Matthew Hubbard has had a lifelong interest in environmental conservation. As a child, he volunteered with the Chesapeake Bay Foundation (CBF) and grew seagrass in his basement to help restore local aquatic vegetation.
This childhood passion for nature developed into an interest in environmental law in adulthood. Last semester, Hubbard returned to CBF as a Virginia Legal Intern, where he conducted research and policy analysis of wetlands regulations. He also learned more about the VCPC, since VCPC Director Roy Hoagland was once the CBF vice president of environmental protection and restoration.
For Hubbard, his project with the VCPC hits close to home. “I have family in Mathews County, and this has been an issue for a while,” says Hubbard. In fact, his grandmother, the librarian at the Public Library, was so excited to hear that her grandson would be tackling these issues that she “offered full use of the resources of the Mathews County library.”
Matthew is from Richmond, Virginia and completed his undergraduate studies at the University of North Carolina – Wilmington as a political science major. He is in his second year at William & Mary’s Law School, where he is a member of the National Trial Team and Assistant Symposium Editor for the Environmental Law and Policy Review.
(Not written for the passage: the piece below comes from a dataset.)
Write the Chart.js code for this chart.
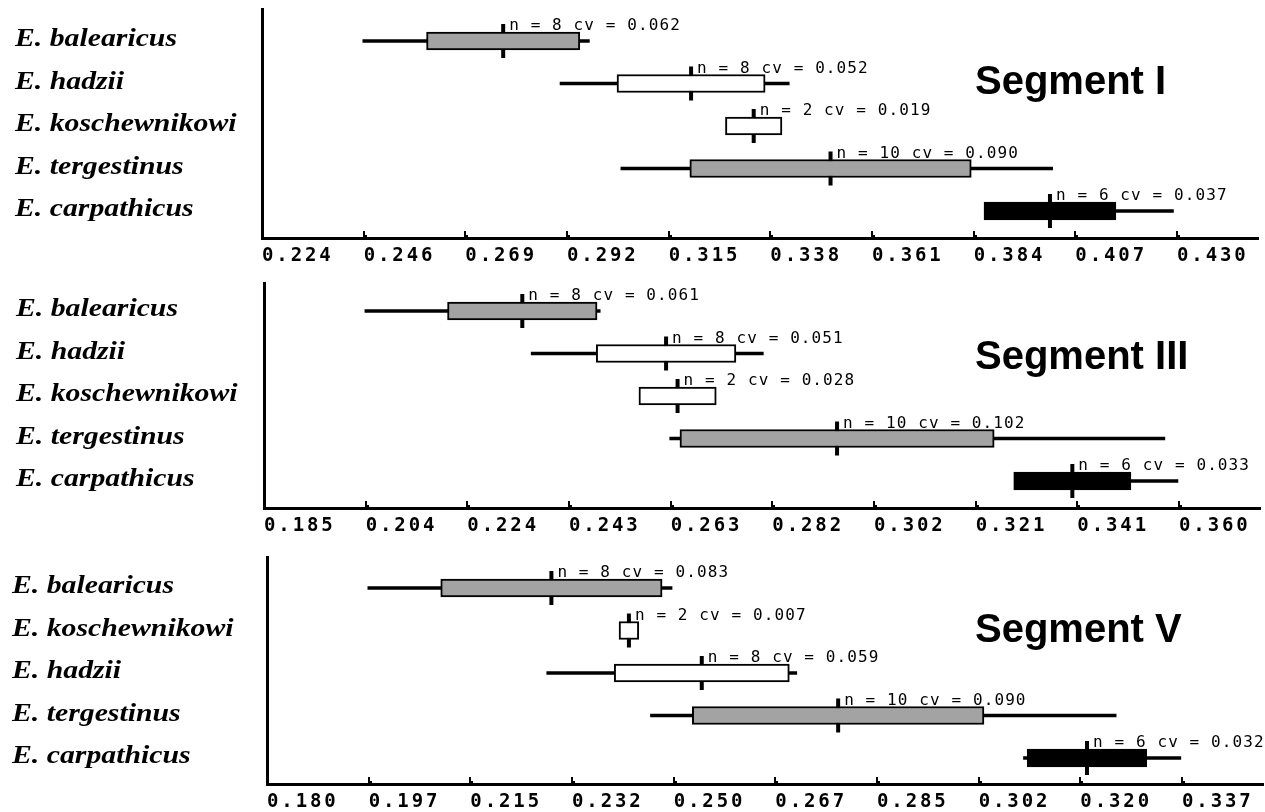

Hubbard also worked on Senator Tim Kaine’s 2012 Senate campaign.
The VCPC is an ongoing collaboration between the Virginia Institute of Marine Science, Virginia Sea Grant, and William & Mary Law School. It provides science-based legal and policy analysis of critical and coastal management issues to state and local governments and educates the Virginia policymaking, non-profit, legal, and business communities about these subjects.